After the cactus incident, Wayne was forced to retire for the day and head home to his wife who, given the nature of their relationship, had drawn the unfortunate task of removing the plethora of tiny stickers from her husband’s rear-end.
But the next morning, Wayne was back bright and early, wearing his own personal rendition of a smile.
“Well, boys,” Wayne said as we entered the cook’s tent, “The stickers are out … sort of. My wife wasn’t home last night, so I had to take measures into my own hands ... I had to shave them off.”
Anyone who’s ever hunted turkeys as a group knows the atmosphere is generally very laid back, but still, there are things even the best of turkey hunting friends should never, ever share. And Wayne had definitely crossed that line. I pitied him in a way; not because of the physical pain he had to endure, but because of the emotional pain he was sure to endure at the hands of our campmates after making a comment like that.
But most importantly, Wayne was ready to lead me to a gobbler—only after he made me promise not to mess up the second time around.
As usual, we were into turkeys in no time. A short drive in the pickup led us to a ridgetop overlooking our teepees, and a short walk and a few locator calls led us to the edge of an evergreen thicket with a gaggle of gobblers quickly closing the distance.

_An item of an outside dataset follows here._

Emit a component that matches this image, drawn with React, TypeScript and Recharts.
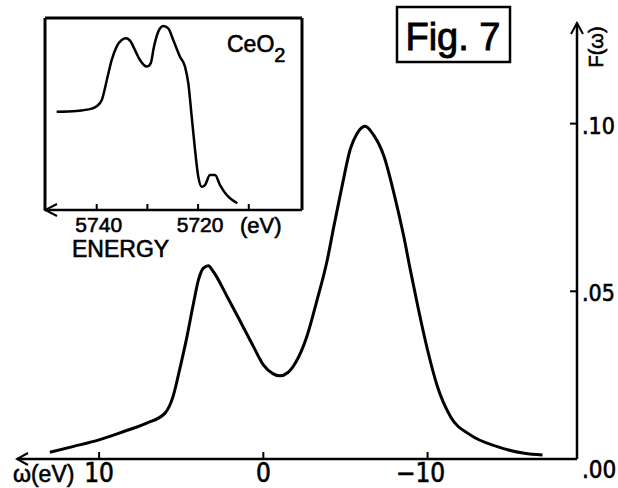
import React from 'react';
import { LineChart, Line, XAxis, YAxis } from 'recharts';

// ---- main spectrum F(ω) ----
const omegaValues = [
  13.0, 11.6, 10.0, 8.5, 7.1, 6.0, 5.5, 5.1, 4.65, 4.25, 3.95, 3.65, 3.35, 3.05, 2.2, 1.4, 0.6, 0.0,
  -0.6, -1.0, -1.5, -1.95, -2.65, -3.25, -3.9, -4.3, -4.8, -5.3, -5.7, -6.2, -6.7, -7.35, -7.95,
  -8.55, -8.95, -9.45, -10.0, -10.6, -11.4, -12.6, -14.25, -15.9, -17.0,
];
const fValues = [
  0.0020, 0.0037, 0.0057, 0.0082, 0.0107, 0.0136, 0.0186, 0.0266, 0.0365, 0.0465, 0.0534, 0.0569,
  0.0576, 0.0559, 0.0484, 0.0410, 0.0335, 0.0281, 0.0254, 0.0248, 0.0258, 0.0286, 0.0365, 0.047,
  0.0595, 0.0695, 0.0815, 0.0925, 0.0970, 0.0992, 0.0967, 0.0902, 0.0793, 0.0664, 0.0564, 0.0445,
  0.0325, 0.0216, 0.0126, 0.0072, 0.0037, 0.0017, 0.0012,
];
const omegaTicks = [10, 0, -10];
const fTicks = [0, 0.05, 0.1];
const fTickLabels = ['.00', '.05', '.10'];

// ---- inset: CeO2 absorption edge ----
const energyValues = [
  5747.9, 5744.0, 5741.0, 5740.0, 5739.0, 5738.0, 5737.05, 5736.06, 5735.07, 5734.2, 5733.3,
  5732.45, 5731.46, 5730.14, 5729.35, 5728.7, 5727.85, 5726.86, 5725.88, 5724.9, 5723.57, 5722.58,
  5721.93, 5721.26, 5720.6, 5719.96, 5719.29, 5718.64, 5717.65, 5716.66, 5715.67, 5714.35, 5712.26,
];
const absorptionValues = [
  0.512, 0.516, 0.528, 0.54, 0.573, 0.677, 0.781, 0.851, 0.885, 0.894, 0.877, 0.833, 0.781, 0.747,
  0.764, 0.851, 0.929, 0.958, 0.946, 0.885, 0.798, 0.747, 0.66, 0.486, 0.3125, 0.173, 0.121, 0.13,
  0.182, 0.182, 0.13, 0.078, 0.035,
];
const energyTicks = [5740, 5730, 5720, 5710];
const energyTickLabels = ['5740', '', '5720', ''];

const mainData = omegaValues.map((w, i) => ({ w, f: fValues[i] }));
const insetData = energyValues.map((e, i) => ({ e, a: absorptionValues[i] }));

const NARROW = "'Liberation Sans Narrow', 'DejaVu Sans Condensed', 'Liberation Sans', sans-serif";
const SANS = "'Liberation Sans', 'DejaVu Sans', sans-serif";
const PEN = { fill: '#000', stroke: '#000', strokeWidth: 0.6 };

const MainXTick = (props: any) => {
  const { x, y, payload } = props;
  const v = payload.value as number;
  const label = v < 0 ? '\u2212' + Math.abs(v) : String(v);
  return (
    <g>
      <line x1={x} y1={y} x2={x} y2={y - 7} stroke="#000" strokeWidth={2} />
      <text x={x + (v < 0 ? -7 : 0)} y={y + 23} textAnchor="middle" fontFamily={NARROW} fontSize={26} {...PEN}>
        {label}
      </text>
    </g>
  );
};

const MainYTick = (props: any) => {
  const { x, y, payload } = props;
  const v = payload.value as number;
  const idx = fTicks.indexOf(v);
  const isZero = v === 0;
  return (
    <g>
      {!isZero && <line x1={x - 7} y1={y} x2={x} y2={y} stroke="#000" strokeWidth={2} />}
      <text x={x + 5} y={y + (isZero ? 19 : 10)} textAnchor="start" fontFamily={NARROW} fontSize={isZero ? 24 : 23} {...PEN}>
        {fTickLabels[idx]}
      </text>
    </g>
  );
};

const InsetXTick = (props: any) => {
  const { x, y, payload } = props;
  const idx = energyTicks.indexOf(payload.value);
  const label = energyTickLabels[idx];
  return (
    <g>
      <line x1={x} y1={y} x2={x} y2={y - 6} stroke="#000" strokeWidth={2} />
      {label ? (
        <text x={x + 2} y={y + 22} textAnchor="middle" fontFamily={SANS} fontSize={21} {...PEN}>
          {label}
        </text>
      ) : null}
    </g>
  );
};

export default function App() {
  return (
    <div style={{ position: 'absolute', left: 0, top: 0, width: 618, height: 488, background: '#fff' }}>
      <div style={{ position: 'absolute', left: 0, top: 0 }}>
        <LineChart width={618} height={488} data={mainData} margin={{ top: 23, right: 0, bottom: 0, left: 17 }}>
          <defs>
            <marker id="arrMain" viewBox="-13 -8 15 16" refX={0} refY={0} markerWidth={15} markerHeight={16}
              markerUnits="userSpaceOnUse" orient="auto-start-reverse">
              <path d="M-11,-6 L0,0 L-11,6" fill="none" stroke="#000" strokeWidth={2} />
            </marker>
          </defs>
          <XAxis
            dataKey="w"
            type="number"
            domain={[-19.1, 15]}
            reversed
            ticks={omegaTicks}
            interval={0}
            height={29}
            tickSize={0}
            tickMargin={0}
            tickLine={false}
            axisLine={{ stroke: '#000', strokeWidth: 2.5, markerStart: 'url(#arrMain)' } as any}
            tick={<MainXTick />}
          />
          <YAxis
            orientation="right"
            type="number"
            domain={[0, 0.13]}
            ticks={fTicks}
            interval={0}
            width={41}
            tickSize={0}
            tickMargin={0}
            tickLine={false}
            axisLine={{ stroke: '#000', strokeWidth: 2.5, markerStart: 'url(#arrMain)' } as any}
            tick={<MainYTick />}
          />
          <Line
            dataKey="f"
            type="monotone"
            stroke="#000"
            strokeWidth={3}
            dot={false}
            isAnimationActive={false}
          />
        </LineChart>
      </div>

      <div style={{ position: 'absolute', left: 0, top: 0 }}>
        <LineChart width={320} height={260} data={insetData} margin={{ top: 17, right: 17, bottom: 0, left: 44 }}>
          <defs>
            <marker id="arrInset" viewBox="-14 -8 16 16" refX={0} refY={0} markerWidth={16} markerHeight={16}
              markerUnits="userSpaceOnUse" orient="auto-start-reverse">
              <path d="M-12,-6 L0,0 L-12,6" fill="none" stroke="#000" strokeWidth={2} />
            </marker>
          </defs>
          <XAxis
            dataKey="e"
            type="number"
            domain={[5699.5, 5750.2]}
            reversed
            ticks={energyTicks}
            interval={0}
            height={50}
            tickSize={0}
            tickMargin={0}
            tickLine={false}
            axisLine={{ stroke: '#000', strokeWidth: 2.5, markerStart: 'url(#arrInset)' } as any}
            tick={<InsetXTick />}
          />
          <XAxis
            xAxisId="top"
            orientation="top"
            dataKey="e"
            type="number"
            domain={[5699.5, 5750.2]}
            reversed
            height={1}
            tick={false}
            tickLine={false}
            axisLine={{ stroke: '#000', strokeWidth: 3 }}
          />
          <YAxis type="number" domain={[0, 1]} width={1} tick={false} tickLine={false}
            axisLine={{ stroke: '#000', strokeWidth: 3 }} />
          <YAxis yAxisId="r" orientation="right" type="number" domain={[0, 1]} width={1} tick={false}
            tickLine={false} axisLine={{ stroke: '#000', strokeWidth: 3 }} />
          <Line
            dataKey="a"
            type="monotone"
            stroke="#000"
            strokeWidth={2.5}
            dot={false}
            isAnimationActive={false}
          />
        </LineChart>
      </div>

      <svg width={618} height={488} style={{ position: 'absolute', left: 0, top: 0, pointerEvents: 'none' }}>
        <rect x={397} y={7} width={113} height={55} fill="none" stroke="#000" strokeWidth={2.5} />
        <text x={453} y={50} textAnchor="middle" fontFamily={SANS} fontSize={38} {...PEN} strokeWidth={0.9}>Fig. 7</text>
        <text x={603} y={47} textAnchor="middle" fontFamily={SANS} fontSize={20} {...PEN}
          transform="rotate(-90 603 47)">F(ω)</text>
        <text x={13} y={482} fontFamily={SANS} fontSize={23} {...PEN}>ω(eV)</text>
        <text x={72} y={257} fontFamily={SANS} fontSize={23} {...PEN}>ENERGY</text>
        <text x={240} y={233} fontFamily={SANS} fontSize={22} {...PEN}>(eV)</text>
        <text x={227} y={52} fontFamily={SANS} fontSize={23} {...PEN}>
          CeO<tspan dy={10} fontSize={20}>2</tspan>
        </text>
      </svg>
    </div>
  );
}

When I spotted the group of birds, I noticed two gobblers with breathtakingly long beards, accompanied by a handful of hens and four other toms.
I desperately wanted one of the larger toms, but they brought up the rear of the group, and I knew the retribution of killing any tom at this point was far better than risking another blown setup waiting for the longest beard to strut by.
“You see the four gobblers coming in from the left?” Tack questioned. He was pressed tightly to my shoulder and the clicking of his camera in my ear was almost more audible than his words.
Wayne was a few yards behind Tack and me, and this setup was eerily similar to the one I had blown the previous day. But if there’s anything that motivates me, it’s the thought of having to explain another blown opportunity to a group of experienced turkey hunters at camp.
Initially, the flock of gobblers was interwoven so tightly that I dared not shoot for fear of killing multiple birds. And at 25 yards, with the safety off and my cheek smeared to the shotgun’s stock, the group harmoniously gobbled, nearly startling me into prematurely pulling the trigger.
As they started to leave, the last gobbler in line loitered just a bit too long.
The sight of that flopping turkey filled me with a rush I’ve never before experienced during a turkey hunt, as I looked beyond my bird toward the teepees below. And as I laid my shotgun down, I removed my daypack and camouflage hat and said a little prayer of thanks, all the while wondering if a Ute hunter had ever stood in that very spot, experiencing the exact same emotions, more than a century before.